Families of 9/11 victims to attend tribunals


Five victims’ relatives are selected to witness each tribunal session.

SAN JUAN, Puerto Rico (AP) — The mothers of two men killed in the Sept. 11 attacks are traveling to Guantanamo Bay this weekend hoping to look into the eyes of the man who says he is responsible for the worst terrorist strike on U.S. soil.

The two will be among those present next week as Khalid Sheikh Mohammed, the attacks’ self-professed mastermind, and four co-defendants appear in one of the final sessions of war-crimes tribunals under outgoing President George W. Bush at the U.S. Navy base in Cuba.

“I hope they stare us in the face and we stare back,” said Maureen Santora, whose firefighter son Christopher was killed at the World Trade Center. “I want these folks to know it wasn’t just two towers they knocked down. They have altered our lives permanently.”

The two mothers, separated from the al-Qaida chieftain by only a glass partition, want to size up an unrepentant defendant prone to anti-U.S. outbursts in the courtroom.

“I’d like to take the measure of the man and his buddies, his ugly lieutenants, and see what kind of a man brags about planning the ugly events of Sept. 11, 2001,” said Alice Hoagland, of Redwood Estates, California. Her son, Mark Bingham, is believed to be one of the passengers who fought hijackers on the United flight that crashed that day in rural Pennsylvania.

Santora, a 63-year-old retired educator from Long Island City, New York, said she will scrutinize the men’s behavior and mannerisms for clues to their motives. “Why does somebody have so much hate in their heart?” she said in an interview with The Associated Press.

Santora and Hoagland were invited to Guantanamo through a new Pentagon lottery system. Five victims’ relatives are now selected to observe each tribunal session along with one other family member of their choice. In the past, the Pentagon said family members could not attend because it was too difficult logistically to accommodate all who wanted to.

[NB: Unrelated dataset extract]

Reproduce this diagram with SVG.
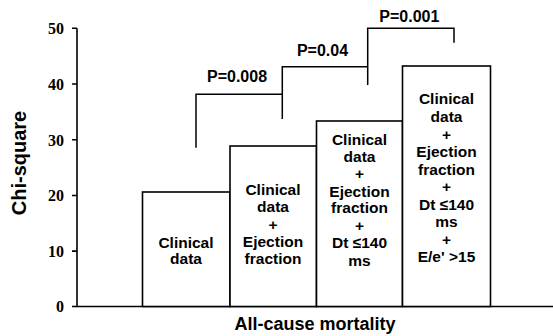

Hoagland, a 59-year-old writer and speaker, said she hopes the defendants are spared the death penalty so they can “live out their miserable lives in prison.”

“I think they have demonstrated the very worst of humanity. They have much to do in the way of redemption,” she told the AP.

The family members will watch the proceedings from a gallery at the rear of the cavernous, high-security courtroom and will not be allowed to address the defendants.

Relatives of about 30 other victims, mainly firefighters, have given Santora memorial cards that she plans to bring into court “to know their spirit is with us.”